The US this week quietly targeted some Russian oil industry bosses in its latest round of sanctions, and Europe has altogether avoided oil in its list of new targets. But on April 29, Putin suggested that he’s prepared to mount an oil war if antagonized further.
“We would very much wish not to resort to any measures in response,” Putin said. “I hope we won’t get to that point. But if something like that continues, we will of course have to think about who is working in the key sectors of the Russian economy, including the energy sector, and how.” The remark appeared to be a swipe at lucrative long-term Russian projects being carried out by oil majors BP, Shell, France’s Total and ExxonMobil.
Obama administration officials have told the New York Times’ Peter Baker that Putin’s personal wealth is the “nuclear” option in terms of sanctions. But that is true only if personal enrichment is Putin’s central concern. If his driving force is instead historical glory, which is arguably the case, then oil—and its pivotal importance to Russia’s economy—is more important.

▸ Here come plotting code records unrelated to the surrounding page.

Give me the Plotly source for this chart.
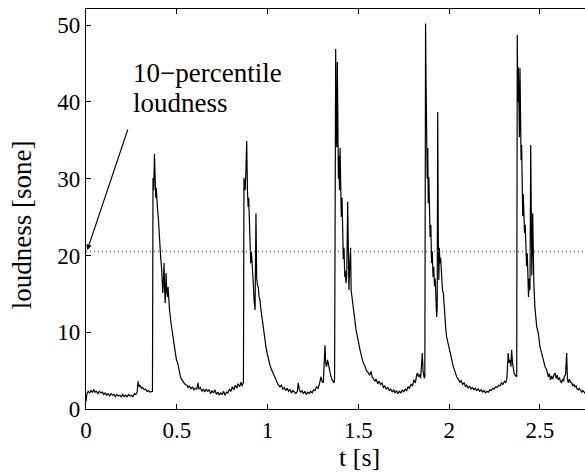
import plotly.graph_objects as go

# ---- data ----
time_s = [
    0.000, 0.005, 0.012, 0.020, 0.028, 0.035, 0.043, 0.050, 0.058, 0.066, 0.074, 0.082, 0.090, 0.098,
    0.106, 0.114, 0.122, 0.130, 0.138, 0.146, 0.154, 0.162, 0.170, 0.178, 0.186, 0.194, 0.202, 0.210,
    0.218, 0.226, 0.234, 0.242, 0.250, 0.258, 0.266, 0.274, 0.282, 0.287, 0.292, 0.298, 0.305, 0.312,
    0.320, 0.328, 0.336, 0.344, 0.352, 0.360, 0.366,
    0.369, 0.373, 0.377, 0.380, 0.384, 0.387, 0.390, 0.394, 0.398, 0.402, 0.407, 0.412, 0.417, 0.420,
    0.423, 0.427, 0.430, 0.433, 0.436, 0.439, 0.441, 0.445, 0.449, 0.452, 0.456, 0.460, 0.468, 0.474,
    0.479, 0.485, 0.492, 0.498, 0.505, 0.512, 0.520, 0.528, 0.538, 0.546, 0.556,
    0.562, 0.570, 0.578, 0.586, 0.594, 0.602, 0.610, 0.617, 0.622, 0.630, 0.638, 0.646, 0.654, 0.662,
    0.670, 0.678, 0.686, 0.694, 0.702, 0.710, 0.718, 0.726, 0.734, 0.742, 0.750, 0.758, 0.766, 0.774,
    0.782, 0.790, 0.798, 0.806, 0.814, 0.822, 0.830, 0.838, 0.846, 0.854, 0.860, 0.864, 0.867,
    0.870, 0.876, 0.880, 0.885, 0.889, 0.893, 0.896, 0.899, 0.903, 0.907, 0.911, 0.916, 0.921, 0.926,
    0.931, 0.936, 0.940, 0.945, 0.949, 0.953, 0.958, 0.963, 0.968, 0.976, 0.983, 0.991, 0.998, 1.004,
    1.012, 1.022, 1.030, 1.041, 1.050, 1.058, 1.068, 1.076, 1.084, 1.092, 1.100, 1.108, 1.116, 1.124,
    1.132, 1.140, 1.148, 1.156, 1.164, 1.169, 1.175, 1.183, 1.190, 1.197, 1.205, 1.213, 1.221, 1.229,
    1.237, 1.245, 1.253, 1.261, 1.270, 1.278, 1.286, 1.294, 1.300, 1.307, 1.316, 1.320, 1.325, 1.330,
    1.334, 1.340, 1.347, 1.355, 1.362, 1.366,
    1.369, 1.372, 1.375, 1.378, 1.381, 1.384, 1.387, 1.390, 1.393, 1.396, 1.399, 1.402, 1.406, 1.410,
    1.413, 1.417, 1.421, 1.425, 1.428, 1.432, 1.436, 1.441, 1.444, 1.448, 1.452, 1.457, 1.460, 1.465,
    1.472, 1.480, 1.487, 1.495, 1.502, 1.509, 1.518, 1.527, 1.536, 1.545, 1.555, 1.562, 1.570, 1.576,
    1.582, 1.590, 1.598, 1.606, 1.614, 1.622, 1.630, 1.638, 1.646, 1.654, 1.662, 1.670, 1.678, 1.686,
    1.694, 1.702, 1.710, 1.718, 1.726, 1.734, 1.742, 1.750, 1.758, 1.766, 1.774, 1.782, 1.790, 1.798,
    1.806, 1.814, 1.820, 1.825, 1.832, 1.838, 1.843, 1.848, 1.852, 1.856, 1.859, 1.863,
    1.866, 1.868, 1.870, 1.873, 1.876, 1.879, 1.882, 1.885, 1.888, 1.891, 1.895, 1.899, 1.903, 1.907,
    1.911, 1.915, 1.919, 1.923, 1.927, 1.931, 1.934, 1.937, 1.940, 1.943, 1.946, 1.949, 1.953, 1.958,
    1.963, 1.968, 1.973, 1.977, 1.982, 1.986, 1.995, 2.004, 2.013, 2.023, 2.032, 2.041, 2.050, 2.059,
    2.066, 2.074, 2.082, 2.090, 2.096, 2.104, 2.112, 2.120, 2.128, 2.136, 2.144, 2.152, 2.160, 2.168,
    2.176, 2.184, 2.192, 2.200, 2.208, 2.216, 2.224, 2.232, 2.240, 2.248, 2.256, 2.264, 2.272, 2.280,
    2.288, 2.296, 2.304, 2.312, 2.318, 2.325, 2.330, 2.335, 2.340, 2.344, 2.349, 2.353, 2.358, 2.363,
    2.368,
    2.372, 2.375, 2.378, 2.381, 2.384, 2.387, 2.390, 2.393, 2.396, 2.399, 2.402, 2.405, 2.408, 2.412,
    2.415, 2.419, 2.423, 2.426, 2.430, 2.434, 2.437, 2.441, 2.445, 2.449, 2.452, 2.455, 2.460, 2.463,
    2.466, 2.472, 2.477, 2.482, 2.491, 2.500, 2.509, 2.518, 2.528, 2.537, 2.546, 2.552, 2.558, 2.564,
    2.570, 2.576, 2.583, 2.589, 2.595, 2.601, 2.607, 2.613, 2.619, 2.625, 2.630, 2.634, 2.641, 2.647,
    2.651, 2.656, 2.662, 2.668, 2.675, 2.681, 2.687, 2.693, 2.699, 2.705, 2.711, 2.717, 2.724, 2.730,
    2.737, 2.743, 2.750, 2.760,
]

loudness_sone = [
    1.0, 2.0, 2.3, 2.1, 2.4, 2.2, 2.5, 2.2, 2.3, 2.0, 2.3, 2.1, 2.2, 1.9,
    2.1, 1.8, 2.0, 1.7, 2.0, 1.8, 1.9, 1.6, 1.9, 1.7, 1.8, 1.6, 1.9, 1.6,
    1.8, 1.6, 1.9, 1.7, 1.8, 1.6, 2.0, 1.9, 2.2, 3.6, 2.9, 3.1, 2.7, 2.8,
    2.5, 2.6, 2.3, 2.4, 2.2, 2.3, 2.3,
    30.1, 28.5, 33.2, 29.8, 27.5, 28.8, 27.0, 26.0, 25.0, 23.0, 21.1, 19.5, 18.1, 16.5,
    15.1, 17.0, 19.0, 15.5, 13.8, 16.0, 17.7, 15.2, 14.6, 15.9, 14.0, 12.9, 11.2, 10.2,
    9.4, 8.1, 6.8, 6.4, 6.0, 5.0, 4.2, 3.8, 3.4, 3.2, 3.1,
    2.8, 3.0, 2.6, 2.9, 2.5, 2.7, 2.6, 3.4, 2.6, 2.8, 2.3, 2.6, 2.2, 2.6,
    2.3, 2.5, 2.0, 2.4, 2.1, 2.5, 1.9, 2.2, 1.8, 2.1, 1.9, 2.3, 1.8, 2.2,
    2.1, 2.6, 2.3, 2.9, 2.5, 3.1, 2.7, 3.3, 2.9, 3.5, 3.0, 3.3, 3.5,
    30.1, 28.5, 30.5, 34.9, 28.5, 26.3, 27.5, 24.6, 22.4, 19.0, 20.5, 17.5, 16.4, 14.0,
    12.9, 25.5, 17.0, 16.0, 15.9, 14.6, 14.2, 13.0, 12.0, 10.7, 9.2, 8.1, 7.2, 6.4,
    5.8, 5.1, 4.6, 4.0, 3.6, 3.2, 2.9, 3.1, 2.6, 2.8, 2.4, 2.7, 2.3, 2.5,
    2.1, 2.4, 2.2, 2.0, 2.3, 3.4, 2.5, 2.2, 2.4, 2.0, 2.3, 1.9, 2.2, 2.0,
    2.3, 2.1, 2.5, 2.4, 2.9, 2.7, 3.3, 4.2, 3.6, 3.4, 8.3, 6.0, 5.5, 6.4,
    6.0, 5.0, 4.4, 3.8, 3.6, 3.4,
    4.0, 35.0, 46.9, 36.0, 34.1, 45.2, 36.5, 30.0, 33.0, 28.5, 34.0, 29.0, 25.0, 27.5,
    23.7, 19.5, 21.0, 17.2, 18.0, 16.4, 17.5, 27.0, 16.0, 15.5, 18.5, 21.0, 15.5, 14.5,
    12.9, 11.5, 10.3, 9.4, 8.4, 7.7, 6.8, 6.0, 5.6, 5.0, 4.7, 4.4, 4.9, 4.1,
    4.0, 3.6, 3.9, 3.3, 3.6, 3.2, 3.4, 2.8, 3.0, 2.6, 2.8, 2.4, 2.6, 2.2,
    2.5, 2.1, 2.4, 2.0, 2.3, 2.1, 2.5, 2.2, 2.6, 2.4, 2.9, 2.7, 3.2, 3.0,
    3.8, 3.4, 4.3, 4.7, 4.2, 4.5, 4.0, 5.5, 7.3, 5.0, 4.2, 4.0,
    4.2, 40.0, 50.2, 42.0, 35.9, 30.0, 34.0, 26.8, 30.2, 25.0, 22.4, 24.0, 19.0, 20.5,
    17.2, 18.5, 16.0, 17.0, 15.1, 12.0, 13.0, 38.7, 22.4, 16.8, 21.0, 19.0, 19.7, 16.8,
    15.5, 15.1, 13.0, 11.6, 10.2, 9.4, 8.4, 7.7, 6.6, 5.5, 4.9, 4.2, 3.9, 3.5,
    3.7, 3.2, 3.4, 2.9, 3.1, 2.7, 3.0, 2.6, 2.8, 2.5, 2.7, 2.4, 2.6, 2.3,
    2.5, 2.2, 2.4, 2.1, 2.3, 2.2, 2.5, 2.4, 2.7, 2.6, 2.9, 2.8, 3.1, 3.0,
    3.4, 3.2, 3.6, 3.4, 4.0, 7.3, 6.0, 6.4, 5.5, 7.7, 6.0, 5.1, 4.6, 4.4,
    4.2,
    4.2, 48.7, 40.0, 44.5, 38.0, 35.4, 44.4, 35.4, 32.4, 34.4, 30.0, 25.1, 28.0, 25.5,
    22.9, 24.0, 21.0, 18.6, 20.3, 16.5, 14.6, 17.0, 15.5, 34.4, 19.0, 17.4, 25.5, 17.0,
    16.6, 13.3, 12.0, 10.7, 9.9, 8.1, 7.3, 6.4, 5.5, 5.1, 4.2, 4.6, 3.8, 4.3,
    3.9, 4.4, 4.7, 4.0, 4.4, 3.8, 4.1, 3.6, 3.4, 3.9, 3.6, 4.2, 4.5, 7.3,
    4.0, 3.4, 3.9, 3.5, 3.4, 3.0, 3.2, 2.9, 3.0, 2.6, 2.5, 2.7, 2.3, 2.2,
    2.4, 2.2, 2.0, 2.1,
]

p10_loudness = 20.5          # 10-percentile loudness [sone]
x_tick_values = [0, 0.5, 1, 1.5, 2, 2.5]
x_tick_labels = ["0", "0.5", "1", "1.5", "2", "2.5"]
y_tick_values = [0, 10, 20, 30, 40, 50]
y_tick_labels = ["0", "10", "20", "30", "40", "50"]
x_range = [0, 2.748]
y_range = [0, 52.1]

FONT = "Liberation Serif"

fig = go.Figure()

fig.add_trace(go.Scatter(
    x=time_s, y=loudness_sone, mode="lines",
    line=dict(color="black", width=1.2),
    showlegend=False, hoverinfo="skip",
))

fig.add_trace(go.Scatter(
    x=[x_range[0], x_range[1]], y=[p10_loudness, p10_loudness], mode="lines",
    line=dict(color="#666666", width=1.5, dash="1px,3px"),
    showlegend=False, hoverinfo="skip",
))

fig.add_annotation(
    x=0.007, y=20.7, xref="x", yref="y",
    ax=0.233, ay=36.6, axref="x", ayref="y",
    text="", showarrow=True, arrowhead=2, arrowsize=1.0, arrowwidth=1.1,
    arrowcolor="black",
)
fig.add_annotation(
    x=0.248, y=43.8, xref="x", yref="y", xanchor="left", yanchor="middle",
    text="10\u2212percentile", showarrow=False,
    font=dict(family=FONT, size=27, color="black"),
)
fig.add_annotation(
    x=0.248, y=39.9, xref="x", yref="y", xanchor="left", yanchor="middle",
    text="loudness", showarrow=False,
    font=dict(family=FONT, size=27, color="black"),
)

# axis titles (placed as in the reference, whose axes extend past the crop)
fig.add_annotation(
    x=0.549, y=-0.122, xref="paper", yref="paper", xanchor="center", yanchor="middle",
    text="t [s]", showarrow=False,
    font=dict(family=FONT, size=26, color="black"),
)
fig.add_annotation(
    x=-0.128, y=0.46, xref="paper", yref="paper", xanchor="center", yanchor="middle",
    text="loudness [sone]", showarrow=False, textangle=-90,
    font=dict(family=FONT, size=27, color="black"),
)

fig.update_layout(
    width=585, height=472,
    margin=dict(l=86, r=0, t=9, b=63),
    paper_bgcolor="white", plot_bgcolor="white",
    font=dict(family=FONT, size=23, color="black"),
    xaxis=dict(
        range=x_range, tickvals=x_tick_values, ticktext=x_tick_labels,
        ticks="inside", ticklen=5, tickwidth=1, tickcolor="black",
        showline=True, linecolor="black", linewidth=1.3, mirror="ticks",
        showgrid=False, zeroline=False,
        tickfont=dict(family=FONT, size=23),
    ),
    yaxis=dict(
        range=y_range, tickvals=y_tick_values, ticktext=y_tick_labels,
        ticks="inside", ticklen=5, tickwidth=1, tickcolor="black",
        showline=True, linecolor="black", linewidth=1.3, mirror=False,
        showgrid=False, zeroline=False,
        tickfont=dict(family=FONT, size=23),
    ),
)

fig.write_html("out.html")
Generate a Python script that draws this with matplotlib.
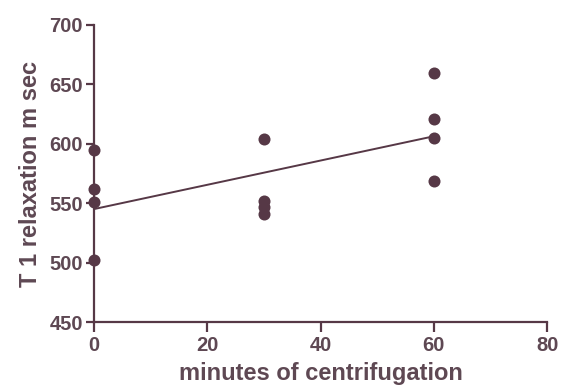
import numpy as np
import matplotlib.pyplot as plt

plt.rcParams['font.family'] = ['Liberation Sans', 'DejaVu Sans']

minutes = [0, 0, 0, 0, 30, 30, 30, 30, 60, 60, 60, 60]
t1 = [595, 562, 551, 502, 604, 552, 547, 541, 660, 621, 605, 569]

ink = '#563846'
text_ink = '#5e4853'

coef = np.polyfit(minutes, t1, 1)
fit = np.poly1d(coef)
xs = np.array([0, 60])

fig = plt.figure(figsize=(5.63, 3.9), dpi=100)
ax = fig.add_axes([0.167, 0.174, 0.805, 0.762])

ax.scatter(minutes, t1, s=75, color=ink, zorder=3, clip_on=False, linewidths=0)
ax.plot(xs, fit(xs), color=ink, lw=1.4, zorder=2)

ax.set_xlim(0, 80)
ax.set_ylim(450, 700)
ax.set_xticks([0, 20, 40, 60, 80])
ax.set_yticks([450, 500, 550, 600, 650, 700])

for s in ['top', 'right']:
    ax.spines[s].set_visible(False)
for s in ['left', 'bottom']:
    ax.spines[s].set_color(ink)
    ax.spines[s].set_linewidth(1.6)

ax.tick_params(direction='out', length=6, width=1.6, color=ink,
               labelsize=14.5, labelcolor=text_ink, pad=2)
ax.tick_params(axis='x', length=7, pad=3)
for lab in ax.get_xticklabels() + ax.get_yticklabels():
    lab.set_fontweight('bold')

ax.set_xlabel('minutes of centrifugation', fontsize=17, fontweight='bold',
              color=text_ink, labelpad=5)
ax.set_ylabel('T 1 relaxation m sec', fontsize=17, fontweight='bold',
              color=text_ink, labelpad=5)

fig.savefig('out.png', dpi=100)
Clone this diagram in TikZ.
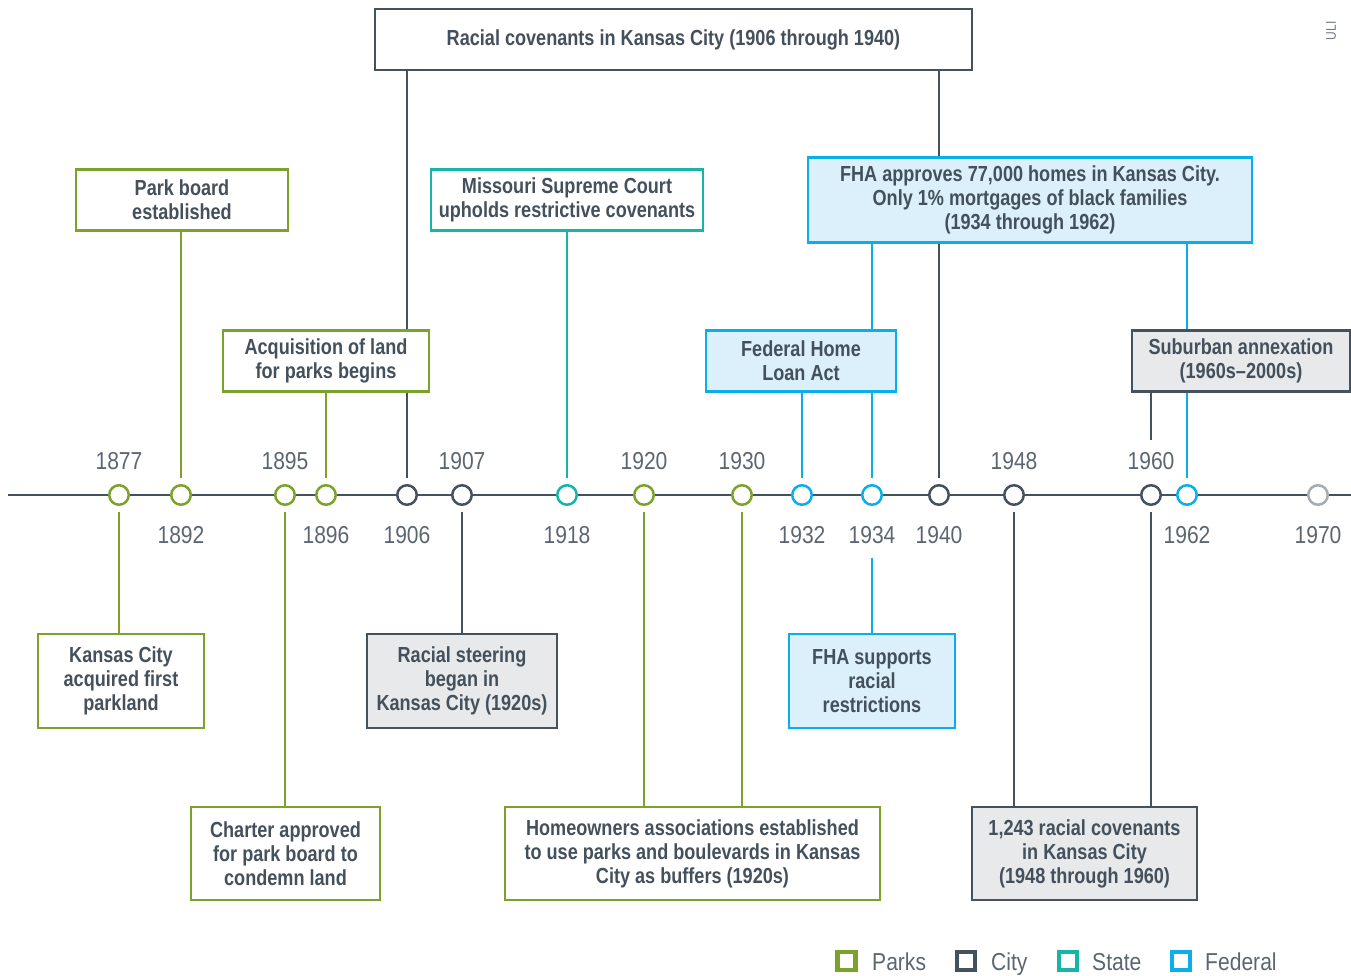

The revenue from high-priced oil exports is why Putin can prosecute his shadow war of territorial expansion in Ukraine. Russia’s future production in Siberian shale and Arctic oil will underpin the country—along with the political careers of Putin and his successors—through the 2020s. That future production is also why the western oil majors have all publicly said it is business as usual with Putin.
Specifically, oil and petroleum product exports account for an estimated 41% of Russian state budget revenue—$167 billion this year alone. Russia’s projected overseas 2014 oil and oil product sales of $275 billion will make up three-fourths of the country’s total exports.
But that picture could be altered significantly should the US and Europe sanction Russia’s two big energy companies, Rosneft and Gazprom, and thus prevent the western oil majors from helping Russia to develop the shale and Arctic plays. Many analysts believe that Russia’s ability to exploit the Arctic would be crippled without western expertise.
Further sanctions will be a central topic when US president Barack Obama meets for four hours in Washington tomorrow with German chancellor Angela Merkel. But, even if Obama is prepared to strike Russia’s oil companies, few believe that Europe will go along.
That hesitancy is at least partly why Russia and its supporters continue to swallow up town after town in eastern Ukraine as the days count down to competing elections to define Ukraine’s future—a May 11 referendum for the sovereignty of at least two Ukraine cities, and a May 25 Ukraine presidential election. Those elections are likely to make official what Putin has made plain: that he believes that eastern Ukraine is already his.